● **Stated goal**
Retype the whole listing, please, keeping every line exact and dropping the pictures.

▬▬▬▬▬▬

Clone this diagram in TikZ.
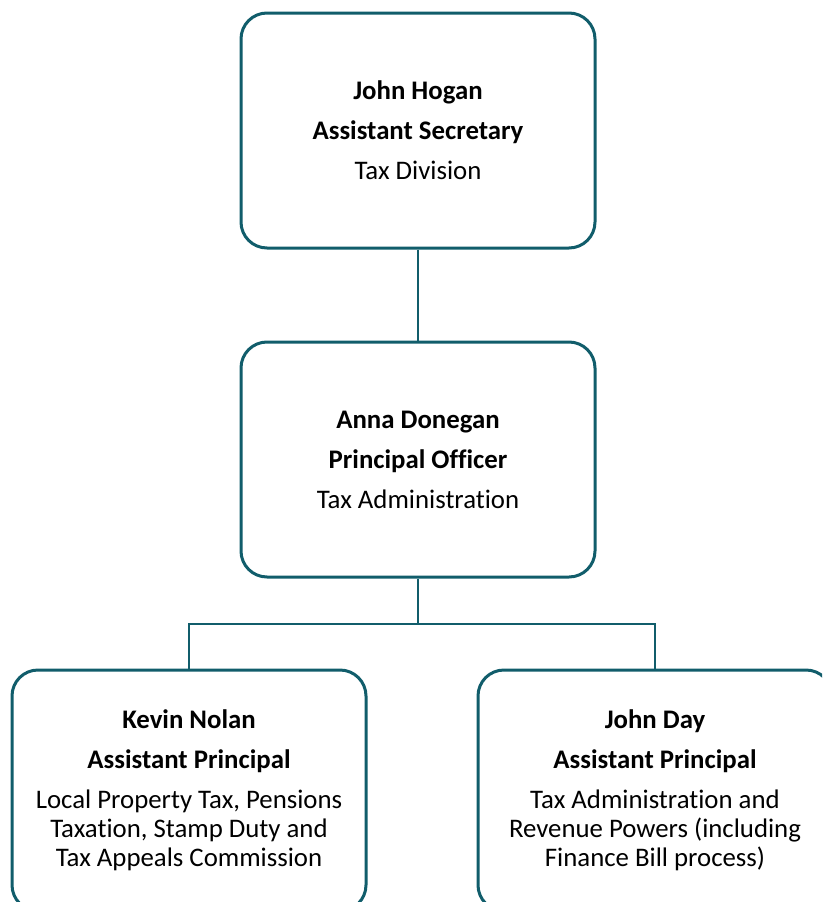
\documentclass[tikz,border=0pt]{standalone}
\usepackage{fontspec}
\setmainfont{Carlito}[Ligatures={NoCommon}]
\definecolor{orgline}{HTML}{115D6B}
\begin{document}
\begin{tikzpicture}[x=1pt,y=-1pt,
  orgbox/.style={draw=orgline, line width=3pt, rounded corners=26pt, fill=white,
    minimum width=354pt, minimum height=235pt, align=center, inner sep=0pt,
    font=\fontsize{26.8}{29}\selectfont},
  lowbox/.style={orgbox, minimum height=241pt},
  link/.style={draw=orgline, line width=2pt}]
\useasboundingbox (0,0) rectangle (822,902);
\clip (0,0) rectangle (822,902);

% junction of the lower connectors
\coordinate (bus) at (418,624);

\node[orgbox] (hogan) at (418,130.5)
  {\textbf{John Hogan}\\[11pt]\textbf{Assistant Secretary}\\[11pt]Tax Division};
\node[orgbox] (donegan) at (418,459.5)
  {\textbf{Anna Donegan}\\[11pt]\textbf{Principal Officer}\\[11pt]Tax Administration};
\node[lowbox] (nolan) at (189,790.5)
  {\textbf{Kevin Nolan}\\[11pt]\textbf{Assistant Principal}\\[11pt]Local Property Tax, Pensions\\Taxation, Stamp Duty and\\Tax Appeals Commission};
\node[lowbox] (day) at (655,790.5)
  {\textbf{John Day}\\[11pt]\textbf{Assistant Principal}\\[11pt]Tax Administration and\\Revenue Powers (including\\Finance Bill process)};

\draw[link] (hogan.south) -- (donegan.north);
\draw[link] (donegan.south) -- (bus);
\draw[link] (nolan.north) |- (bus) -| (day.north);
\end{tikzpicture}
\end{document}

▬▬▬▬▬▬

● **Exercise solution**
Clone this diagram in TikZ.
\documentclass[tikz,border=0pt]{standalone}
\usepackage{fontspec}
\setmainfont{Carlito}[Ligatures={NoCommon}]
\definecolor{orgline}{HTML}{115D6B}
\begin{document}
\begin{tikzpicture}[x=1pt,y=-1pt,
  orgbox/.style={draw=orgline, line width=3pt, rounded corners=26pt, fill=white,
    minimum width=354pt, minimum height=235pt, align=center, inner sep=0pt,
    font=\fontsize{26.8}{29}\selectfont},
  lowbox/.style={orgbox, minimum height=241pt},
  link/.style={draw=orgline, line width=2pt}]
\useasboundingbox (0,0) rectangle (822,902);
\clip (0,0) rectangle (822,902);

% junction of the lower connectors
\coordinate (bus) at (418,624);

\node[orgbox] (hogan) at (418,130.5)
  {\textbf{John Hogan}\\[11pt]\textbf{Assistant Secretary}\\[11pt]Tax Division};
\node[orgbox] (donegan) at (418,459.5)
  {\textbf{Anna Donegan}\\[11pt]\textbf{Principal Officer}\\[11pt]Tax Administration};
\node[lowbox] (nolan) at (189,790.5)
  {\textbf{Kevin Nolan}\\[11pt]\textbf{Assistant Principal}\\[11pt]Local Property Tax, Pensions\\Taxation, Stamp Duty and\\Tax Appeals Commission};
\node[lowbox] (day) at (655,790.5)
  {\textbf{John Day}\\[11pt]\textbf{Assistant Principal}\\[11pt]Tax Administration and\\Revenue Powers (including\\Finance Bill process)};

\draw[link] (hogan.south) -- (donegan.north);
\draw[link] (donegan.south) -- (bus);
\draw[link] (nolan.north) |- (bus) -| (day.north);
\end{tikzpicture}
\end{document}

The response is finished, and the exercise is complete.